Border-radius, sometimes called corner-radius, is pretty simple, it just rounds the corners of a rectangle or some other shape. This can be done fairly easily by placing 4 circles at the corners, like this:
The picture looks fairly straight-forward, and doesn't seem to be problematic, but lets zoom in of one of the corners. you can see at the parts were the square and circles connect, it seems kind of sharp, or at least not completely smooth like it should be.
Okay, maybe it's not that noticable, but you can tell where the line changes from being straight
to being curved.
Now this graph is really non-scientific, but does a good job of showing the curvature as you go from the sides of the square to the corner and to the straight sides again.
It's this sudden jump from being completely straight to being curved that causing the weird-ness.
Look at these two squares here, the first one is just our regular non-smooth rounded-rectangle, but the second one seems smoother, somehow.

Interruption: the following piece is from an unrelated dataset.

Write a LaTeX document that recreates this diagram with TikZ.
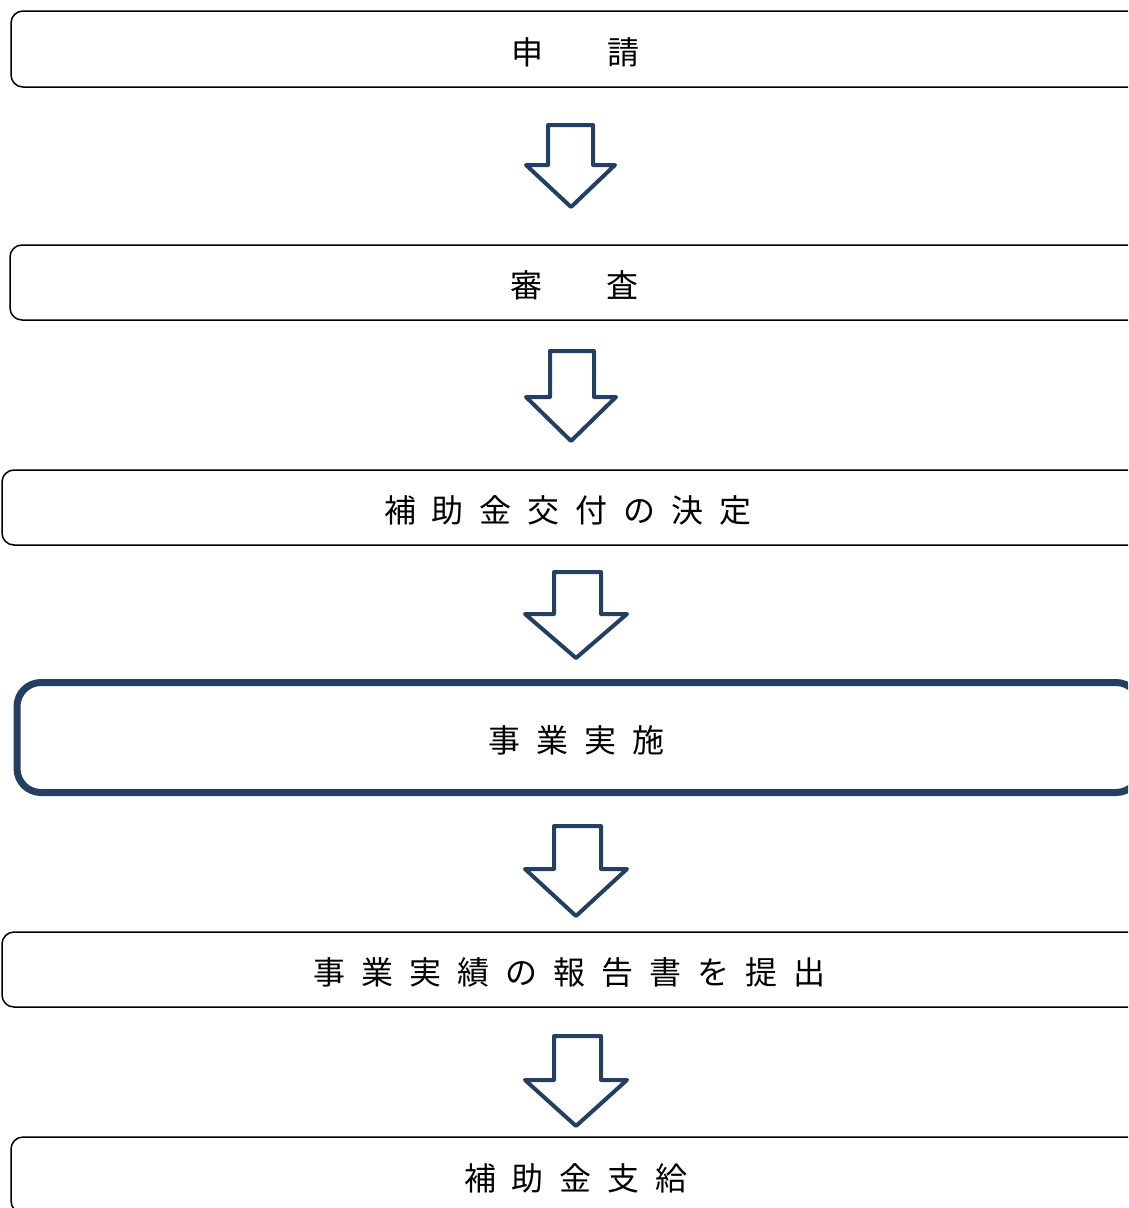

Using the previous non-scientific curvature graph for the second shape would look something like this:
To see how I made the second shape, lets look at how we can graph a circle. The equation for a circle would be x2+y2=r2 with r being the radius.
Now if we increase the exponent to something like 4, this is what shows.
Hurray! 🎉 Now we have some nice and smooth rectangles, also called squircles, also called superellipses.
Now you know this bit of knowledge, how do you actually use it? Sadly, you can't really in most places. Stuff like css just doesn't support this type of border-radius yet. I can show you how I made these pictures tho. In figma, you can click the expand button on the border radius, and then click the 3 dots, and increase the smoothness.
Lets look at some good examples of the smooth corners in use, here is a comparasion of iOS and Android 12.
Both of these look great in my opinion, but you can really see how the smooth iOS corners make the Android buttons and controls look jagged in comparison.